Is abortion murder? Should the rights of the mother supersede those of the unborn? Would you take an acting job to pay the rent though you disagreed with the message of the piece?
These are the tough questions Wendy MacLeod poses in “The Water Children,” her thought-provoking and funny play being given a sharp revival by a new company with an odd name, Goodly Rotten Apple Productions. The script has been slightly updated since it was first presented in 1997 by Playwrights Horizons and The Women’s Project & Productions in a brief run, and those complicated queries are just as difficult to ponder today. The battle between pro-life and pro-choice forces rages just as fiercely as ever, and the play captures the struggle with wit and compassion for both sides.
Megan is a 30-something actor beginning to lose roles to younger rivals. In return for a fat paycheck, she appears in an anti-abortion commercial despite her own ambivalent feelings on the issue—and the fact that she had an abortion herself when she was 16. Matters get even more muddied when she begins sleeping with Randall, a charismatic official who works for the organization sponsoring the ad. Of course, Megan becomes pregnant and her desire to have children comes into conflict with her mixed emotions about Randall.
MacLeod stirs in several fantastic elements to add nuance. The spirit of Megan’s unborn baby, a boy named Chance, makes periodic appearances to comment on the action. Megan’s pet cat, played by a human, enters into a dialogue with her owner on the fate of her kittens, which were given away to the ASPCA. It’s a marvelously imaginative treatment of a complex subject.

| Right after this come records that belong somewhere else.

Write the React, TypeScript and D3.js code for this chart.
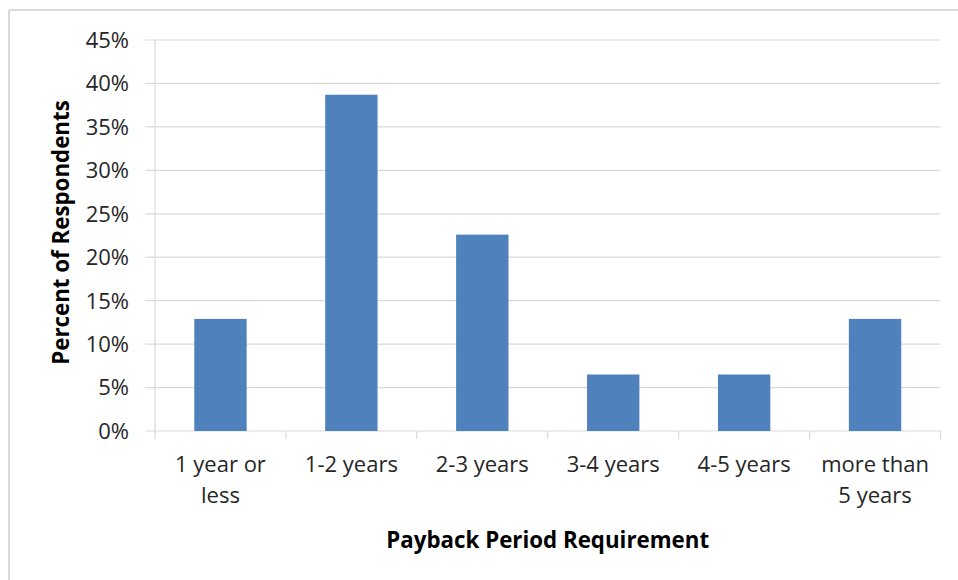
import React from "react";
import * as d3 from "d3";

const categories: string[][] = [
  ["1 year or", "less"],
  ["1-2 years"],
  ["2-3 years"],
  ["3-4 years"],
  ["4-5 years"],
  ["more than", "5 years"],
];
const values: number[] = [12.9, 38.7, 22.6, 6.5, 6.5, 12.9];
const yTicks: number[] = [0, 5, 10, 15, 20, 25, 30, 35, 40, 45];
const xTitle = "Payback Period Requirement";
const yTitle = "Percent of Respondents";

const W = 958;
const H = 580;
const left = 155;
const right = 940.5;
const top = 40;
const bottom = 431;
const FONT = "'Open Sans', sans-serif";

export default function App() {
  const keys = categories.map((_, i) => String(i));
  const x = d3.scaleBand<string>().domain(keys).range([left, right]).paddingInner(0).paddingOuter(0);
  const y = d3.scaleLinear().domain([0, 45]).range([bottom, top]);
  const bw = x.bandwidth() * 0.4;
  const grid = "#d9d9d9";
  return (
    <div style={{ position: "absolute", left: 0, top: 0 }}>
      <svg width={W} height={H} style={{ display: "block" }}>
        <rect x={0} y={0} width={W} height={H} fill="#fff" />
        <line x1={9} x2={W} y1={10} y2={10} stroke="#d9d9d9" strokeWidth={2} />
        <line x1={9} x2={9} y1={10} y2={H} stroke="#d9d9d9" strokeWidth={2} />
        {yTicks.map((t) => (
          <g key={t}>
            <line x1={left - 10} x2={right} y1={y(t)} y2={y(t)} stroke={grid} strokeWidth={1.2} />
            <text x={129} y={y(t)} dy="0.36em" textAnchor="end" fontFamily={FONT} fontSize={22} fill="#262626">
              {t}%
            </text>
          </g>
        ))}
        <line x1={left} x2={left} y1={top} y2={bottom} stroke={grid} strokeWidth={1.2} />
        {keys.map((k) => (
          <line key={"t" + k} x1={x(k)!} x2={x(k)!} y1={bottom} y2={bottom + 8} stroke={grid} strokeWidth={1.2} />
        ))}
        <line x1={right} x2={right} y1={bottom} y2={bottom + 8} stroke={grid} strokeWidth={1.2} />
        {values.map((v, i) => {
          const cx = x(String(i))! + x.bandwidth() / 2;
          return (
            <rect key={i} x={cx - bw / 2} y={y(v)} width={bw} height={y(0) - y(v)} fill="#4f81bd" />
          );
        })}
        {categories.map((lines, i) => {
          const cx = x(String(i))! + x.bandwidth() / 2;
          return (
            <text key={"c" + i} x={cx} y={472} textAnchor="middle" fontFamily={FONT} fontSize={22} fill="#262626">
              {lines.map((l, j) => (
                <tspan key={j} x={cx} dy={j === 0 ? 0 : 31}>
                  {l}
                </tspan>
              ))}
            </text>
          );
        })}
        <text x={(left + right) / 2} y={548} textAnchor="middle" fontFamily={FONT} fontSize={22.3} fontWeight="bold" fill="#000">
          {xTitle}
        </text>
        <text
          transform={`translate(69, ${(top + bottom) / 2 - 3}) rotate(-90)`}
          textAnchor="middle"
          fontFamily={FONT}
          fontSize={22.3}
          fontWeight="bold"
          fill="#000"
        >
          {yTitle}
        </text>
      </svg>
    </div>
  );
}
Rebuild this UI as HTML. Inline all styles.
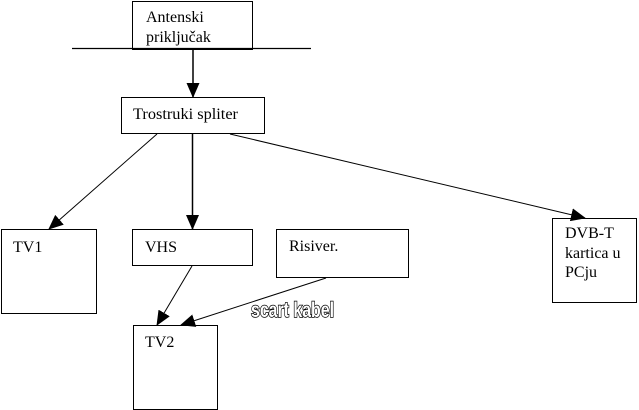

Director J. Paul Nicholas delivers a clean, straightforward production and the able cast keeps the characters from descending into stereotypes. Mary McGloin captures Megan’s warring feelings in her expressive features and body language. Randall could easily have become a slick, corporate villain, but Carson Lee makes us believe that this man fiercely believes in his cause (plus, the actor doesn’t judge the character). As Chance, Ramón Olmos Torres has the difficult task of playing an unborn spirit, yet he finds the part’s objective—to make a connection with Megan—and pursues it with intensity. Katherine Barron makes a valuable contribution in three roles; she’s delightfully arch as the cat, wry as Megan’s agent, and warmly maternal as her understanding mother. Jennifer Terrell garners laughs as Megan’s sarcastic lesbian roommate Liz, and Taylor Valentine shines in multiple roles.
Kudos also to Kevin Brouder’s life-like sound design, and to Goodly Rotten Apple Productions for tackling a complex play with professionalism.